Lindsey Nobel (1969) was born in Baltimore, Maryland. Nobel attended the University of California, Santa Cruz, graduating in 1992 with a Bachelor of Fine Arts. She also attended the Royal College of art through the University of California, Los Angeles, where she studied figure painting. Lindsey continued her education at the Museum School in Boston. After Graduating from University of California at Santa Cruz she moved to San Francisco. 
During the run of a 2004 solo show at Cartelle Gallery, Los Angeles curated by Sam Freedman and Heather Harmon, Lindsey was introduced to a group of Los Angeles artists to which she is still very much connected. The 2009 exhibition at the Los Angeles L2Kontemporary Gallery titled “Mo’ Flow: Blots & Trails,” was curated by Peter Frank and included the 
work of five southern California painters, one of those painters was Lindsey Nobel.For this exhibition she worked with fabricator Jack Brogan and created her “Overview" paintings. In 2011 she found her way to the City of Inglewood where she discovered she could financially afford to rent a live-work studio. Lindsey’s first Inglewood studio was located on West Street and her current studio is on La Brea Avenue. In May of 2016 she obtained gallery representation at the Jason Vass Gallery in Los Angeles, where her "Overview" paintings will be shown in a 2017 exhibition. 

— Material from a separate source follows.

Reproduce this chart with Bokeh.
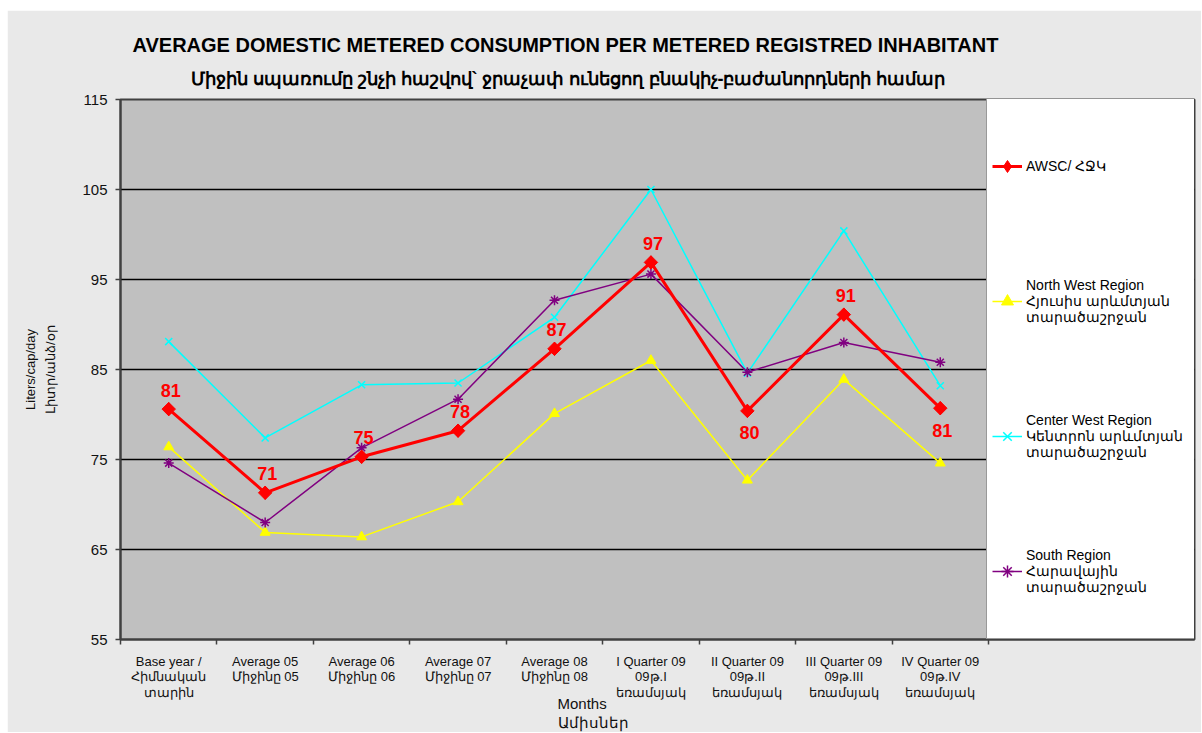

 Lindsey Nobel is a mixed-media artist living and working in Los Angeles. Her art employs various media to explore ideas of technology, science and human connection. 
Lindsey’s artistic process stems from investigating memory, dislocation and environment. Attachment and reflection.
In 1992 she began developing a drawing language that, for better or worse, connects us to computers. Lindsey’s work exposes the invisible world to which we are utterly attached via the Infosphere.

National and international venues have exhibited Lindsey’s work, including: Restelli Art, Rome; Jason Vass Contemporary Art Gallery, Los Angeles; and Cartelle Gallery, Los Angeles. Additionally, Lindsey was selected to be in the prestigious 2010 group show “Swell”, curated by gallerist Tim Nye who maintained a gallery presence in both Los Angeles and New York.